The NASA/ESA Hubble Space Telescope sees galaxies of all shapes, sizes, luminosities and orientations in the cosmos. Sometimes, the telescope gazes at a galaxy oriented sideways — as shown here. The spiral galaxy featured in this Hubble image is called NGC 3717, and it is located about 80 million light-years away in the constellation of Hydra (the Sea Serpent).
Seeing a spiral almost in profile, as Hubble has here, can provide a vivid sense of its three-dimensional shape. Through most of their expanse, spiral galaxies are shaped like a thin pancake. At their cores, though, they have bright, spherical, star-filled bulges that extend above and below this disk, giving these galaxies a shape somewhat like that of a flying saucer when they are seen edge-on.
NGC 3717 is not captured perfectly edge-on in this image; the nearer part of the galaxy is tilted ever so slightly down, and the far side tilted up. This angle affords a view across the disk and the central bulge (of which only one side is visible).
Image: ESA/Hubble & NASA, D. Rosario
NGC 3717 is a spiral galaxy located in the constellation of Hydra at an approximate distance of 81.43 million light-years. NGC 3717 was discovered in 1834 by Sir John Herschel.

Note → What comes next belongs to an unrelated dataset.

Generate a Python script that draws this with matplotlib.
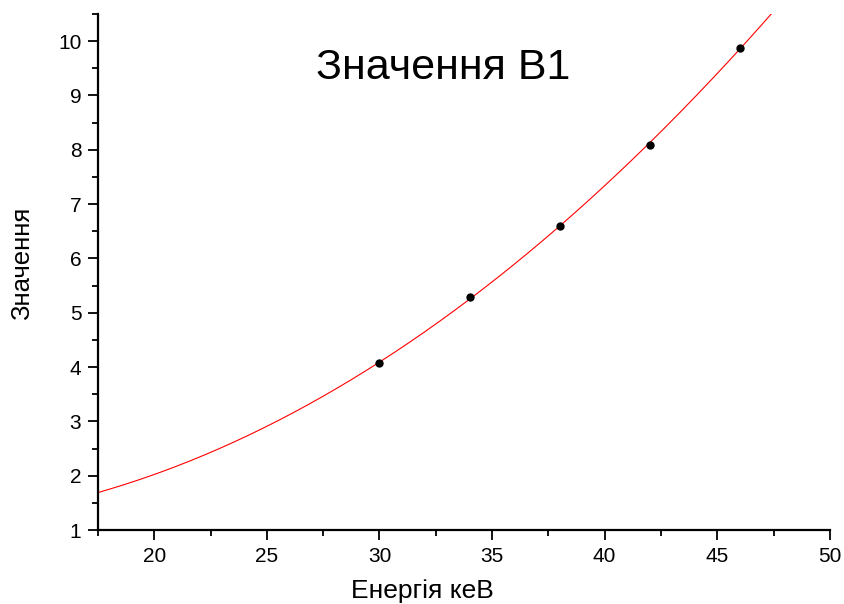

Hydra is the largest of the 88 modern constellations, measuring 1303 square degrees, and also the longest at over 100 degrees. Its southern end abuts Libra and Centaurus and its northern end borders Cancer. It was included among the 48 constellations listed by the 2nd-century astronomer Ptolemy. It is commonly represented as a water snake. It is located in the southern hemisphere.